---------- Collected material

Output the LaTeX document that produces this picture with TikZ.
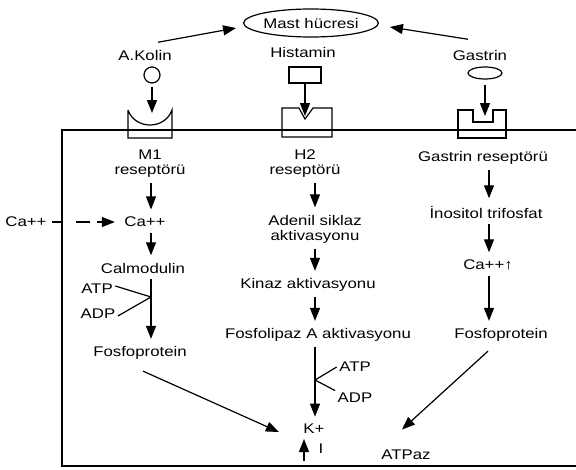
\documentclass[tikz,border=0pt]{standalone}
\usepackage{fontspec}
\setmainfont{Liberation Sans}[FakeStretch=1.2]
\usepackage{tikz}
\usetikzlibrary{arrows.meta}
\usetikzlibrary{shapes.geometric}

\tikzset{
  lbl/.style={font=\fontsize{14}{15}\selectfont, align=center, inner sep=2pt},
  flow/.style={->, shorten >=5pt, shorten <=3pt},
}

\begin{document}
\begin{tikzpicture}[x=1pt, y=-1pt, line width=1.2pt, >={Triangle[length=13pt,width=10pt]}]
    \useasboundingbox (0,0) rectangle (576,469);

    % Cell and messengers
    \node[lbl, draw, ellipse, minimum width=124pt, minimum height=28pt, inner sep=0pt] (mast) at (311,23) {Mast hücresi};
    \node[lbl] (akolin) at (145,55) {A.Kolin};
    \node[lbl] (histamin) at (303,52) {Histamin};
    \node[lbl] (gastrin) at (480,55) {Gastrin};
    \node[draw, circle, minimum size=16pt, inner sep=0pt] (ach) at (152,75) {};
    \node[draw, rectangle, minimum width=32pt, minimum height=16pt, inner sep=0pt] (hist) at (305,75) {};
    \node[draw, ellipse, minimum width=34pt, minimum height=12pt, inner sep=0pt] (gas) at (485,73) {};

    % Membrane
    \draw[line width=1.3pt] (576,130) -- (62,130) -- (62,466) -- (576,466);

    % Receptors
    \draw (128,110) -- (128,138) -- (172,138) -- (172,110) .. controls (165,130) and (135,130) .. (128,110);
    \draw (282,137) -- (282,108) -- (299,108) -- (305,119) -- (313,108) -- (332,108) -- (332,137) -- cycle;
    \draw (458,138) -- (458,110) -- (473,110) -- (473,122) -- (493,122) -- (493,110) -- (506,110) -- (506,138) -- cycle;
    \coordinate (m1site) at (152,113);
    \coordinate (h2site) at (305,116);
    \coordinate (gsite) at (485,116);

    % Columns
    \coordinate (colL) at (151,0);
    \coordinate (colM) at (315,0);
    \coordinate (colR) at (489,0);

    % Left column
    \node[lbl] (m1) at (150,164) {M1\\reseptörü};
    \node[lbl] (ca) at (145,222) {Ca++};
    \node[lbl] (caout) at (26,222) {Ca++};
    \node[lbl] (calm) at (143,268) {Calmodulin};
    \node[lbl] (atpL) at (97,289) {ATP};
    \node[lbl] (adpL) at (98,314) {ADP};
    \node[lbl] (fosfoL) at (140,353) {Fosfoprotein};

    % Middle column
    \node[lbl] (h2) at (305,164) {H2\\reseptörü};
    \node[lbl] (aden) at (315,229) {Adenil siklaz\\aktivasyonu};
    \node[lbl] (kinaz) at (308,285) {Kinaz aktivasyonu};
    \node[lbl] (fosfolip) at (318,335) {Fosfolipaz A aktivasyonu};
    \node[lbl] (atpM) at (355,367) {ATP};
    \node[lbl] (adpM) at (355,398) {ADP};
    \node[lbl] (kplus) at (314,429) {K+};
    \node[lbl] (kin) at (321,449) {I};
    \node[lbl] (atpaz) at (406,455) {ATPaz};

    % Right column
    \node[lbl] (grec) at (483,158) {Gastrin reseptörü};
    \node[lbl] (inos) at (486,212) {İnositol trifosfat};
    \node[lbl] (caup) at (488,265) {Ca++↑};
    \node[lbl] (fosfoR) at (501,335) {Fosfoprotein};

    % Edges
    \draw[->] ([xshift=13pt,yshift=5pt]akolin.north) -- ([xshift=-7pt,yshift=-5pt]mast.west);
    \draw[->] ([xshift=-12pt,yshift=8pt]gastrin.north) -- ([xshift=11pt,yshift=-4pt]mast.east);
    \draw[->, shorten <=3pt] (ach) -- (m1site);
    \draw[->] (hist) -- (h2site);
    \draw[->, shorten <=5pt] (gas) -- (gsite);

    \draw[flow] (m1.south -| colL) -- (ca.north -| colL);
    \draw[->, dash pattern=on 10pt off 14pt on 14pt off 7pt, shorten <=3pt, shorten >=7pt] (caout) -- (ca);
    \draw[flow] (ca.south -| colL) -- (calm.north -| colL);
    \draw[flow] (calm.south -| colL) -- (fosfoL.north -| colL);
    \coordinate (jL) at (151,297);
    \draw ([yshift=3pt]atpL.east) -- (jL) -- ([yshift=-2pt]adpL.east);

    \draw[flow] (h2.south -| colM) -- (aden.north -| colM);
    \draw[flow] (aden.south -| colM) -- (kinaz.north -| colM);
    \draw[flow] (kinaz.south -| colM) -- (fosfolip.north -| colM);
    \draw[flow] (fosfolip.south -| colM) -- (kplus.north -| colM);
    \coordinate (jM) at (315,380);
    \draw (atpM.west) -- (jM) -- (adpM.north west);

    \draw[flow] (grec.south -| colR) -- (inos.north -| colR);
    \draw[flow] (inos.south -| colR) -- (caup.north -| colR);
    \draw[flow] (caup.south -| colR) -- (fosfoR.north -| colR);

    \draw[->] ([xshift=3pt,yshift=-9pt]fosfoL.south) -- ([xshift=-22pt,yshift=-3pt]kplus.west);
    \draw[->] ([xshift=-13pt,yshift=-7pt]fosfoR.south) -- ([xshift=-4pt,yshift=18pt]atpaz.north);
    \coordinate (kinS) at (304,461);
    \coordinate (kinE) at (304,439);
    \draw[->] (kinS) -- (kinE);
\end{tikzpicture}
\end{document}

--------------------

### Your goal
Restate the whole of the material word for word without the pictures.

### The completed task
Output the LaTeX document that produces this picture with TikZ.
\documentclass[tikz,border=0pt]{standalone}
\usepackage{fontspec}
\setmainfont{Liberation Sans}[FakeStretch=1.2]
\usepackage{tikz}
\usetikzlibrary{arrows.meta}
\usetikzlibrary{shapes.geometric}

\tikzset{
  lbl/.style={font=\fontsize{14}{15}\selectfont, align=center, inner sep=2pt},
  flow/.style={->, shorten >=5pt, shorten <=3pt},
}

\begin{document}
\begin{tikzpicture}[x=1pt, y=-1pt, line width=1.2pt, >={Triangle[length=13pt,width=10pt]}]
    \useasboundingbox (0,0) rectangle (576,469);

    % Cell and messengers
    \node[lbl, draw, ellipse, minimum width=124pt, minimum height=28pt, inner sep=0pt] (mast) at (311,23) {Mast hücresi};
    \node[lbl] (akolin) at (145,55) {A.Kolin};
    \node[lbl] (histamin) at (303,52) {Histamin};
    \node[lbl] (gastrin) at (480,55) {Gastrin};
    \node[draw, circle, minimum size=16pt, inner sep=0pt] (ach) at (152,75) {};
    \node[draw, rectangle, minimum width=32pt, minimum height=16pt, inner sep=0pt] (hist) at (305,75) {};
    \node[draw, ellipse, minimum width=34pt, minimum height=12pt, inner sep=0pt] (gas) at (485,73) {};

    % Membrane
    \draw[line width=1.3pt] (576,130) -- (62,130) -- (62,466) -- (576,466);

    % Receptors
    \draw (128,110) -- (128,138) -- (172,138) -- (172,110) .. controls (165,130) and (135,130) .. (128,110);
    \draw (282,137) -- (282,108) -- (299,108) -- (305,119) -- (313,108) -- (332,108) -- (332,137) -- cycle;
    \draw (458,138) -- (458,110) -- (473,110) -- (473,122) -- (493,122) -- (493,110) -- (506,110) -- (506,138) -- cycle;
    \coordinate (m1site) at (152,113);
    \coordinate (h2site) at (305,116);
    \coordinate (gsite) at (485,116);

    % Columns
    \coordinate (colL) at (151,0);
    \coordinate (colM) at (315,0);
    \coordinate (colR) at (489,0);

    % Left column
    \node[lbl] (m1) at (150,164) {M1\\reseptörü};
    \node[lbl] (ca) at (145,222) {Ca++};
    \node[lbl] (caout) at (26,222) {Ca++};
    \node[lbl] (calm) at (143,268) {Calmodulin};
    \node[lbl] (atpL) at (97,289) {ATP};
    \node[lbl] (adpL) at (98,314) {ADP};
    \node[lbl] (fosfoL) at (140,353) {Fosfoprotein};

    % Middle column
    \node[lbl] (h2) at (305,164) {H2\\reseptörü};
    \node[lbl] (aden) at (315,229) {Adenil siklaz\\aktivasyonu};
    \node[lbl] (kinaz) at (308,285) {Kinaz aktivasyonu};
    \node[lbl] (fosfolip) at (318,335) {Fosfolipaz A aktivasyonu};
    \node[lbl] (atpM) at (355,367) {ATP};
    \node[lbl] (adpM) at (355,398) {ADP};
    \node[lbl] (kplus) at (314,429) {K+};
    \node[lbl] (kin) at (321,449) {I};
    \node[lbl] (atpaz) at (406,455) {ATPaz};

    % Right column
    \node[lbl] (grec) at (483,158) {Gastrin reseptörü};
    \node[lbl] (inos) at (486,212) {İnositol trifosfat};
    \node[lbl] (caup) at (488,265) {Ca++↑};
    \node[lbl] (fosfoR) at (501,335) {Fosfoprotein};

    % Edges
    \draw[->] ([xshift=13pt,yshift=5pt]akolin.north) -- ([xshift=-7pt,yshift=-5pt]mast.west);
    \draw[->] ([xshift=-12pt,yshift=8pt]gastrin.north) -- ([xshift=11pt,yshift=-4pt]mast.east);
    \draw[->, shorten <=3pt] (ach) -- (m1site);
    \draw[->] (hist) -- (h2site);
    \draw[->, shorten <=5pt] (gas) -- (gsite);

    \draw[flow] (m1.south -| colL) -- (ca.north -| colL);
    \draw[->, dash pattern=on 10pt off 14pt on 14pt off 7pt, shorten <=3pt, shorten >=7pt] (caout) -- (ca);
    \draw[flow] (ca.south -| colL) -- (calm.north -| colL);
    \draw[flow] (calm.south -| colL) -- (fosfoL.north -| colL);
    \coordinate (jL) at (151,297);
    \draw ([yshift=3pt]atpL.east) -- (jL) -- ([yshift=-2pt]adpL.east);

    \draw[flow] (h2.south -| colM) -- (aden.north -| colM);
    \draw[flow] (aden.south -| colM) -- (kinaz.north -| colM);
    \draw[flow] (kinaz.south -| colM) -- (fosfolip.north -| colM);
    \draw[flow] (fosfolip.south -| colM) -- (kplus.north -| colM);
    \coordinate (jM) at (315,380);
    \draw (atpM.west) -- (jM) -- (adpM.north west);

    \draw[flow] (grec.south -| colR) -- (inos.north -| colR);
    \draw[flow] (inos.south -| colR) -- (caup.north -| colR);
    \draw[flow] (caup.south -| colR) -- (fosfoR.north -| colR);

    \draw[->] ([xshift=3pt,yshift=-9pt]fosfoL.south) -- ([xshift=-22pt,yshift=-3pt]kplus.west);
    \draw[->] ([xshift=-13pt,yshift=-7pt]fosfoR.south) -- ([xshift=-4pt,yshift=18pt]atpaz.north);
    \coordinate (kinS) at (304,461);
    \coordinate (kinE) at (304,439);
    \draw[->] (kinS) -- (kinE);
\end{tikzpicture}
\end{document}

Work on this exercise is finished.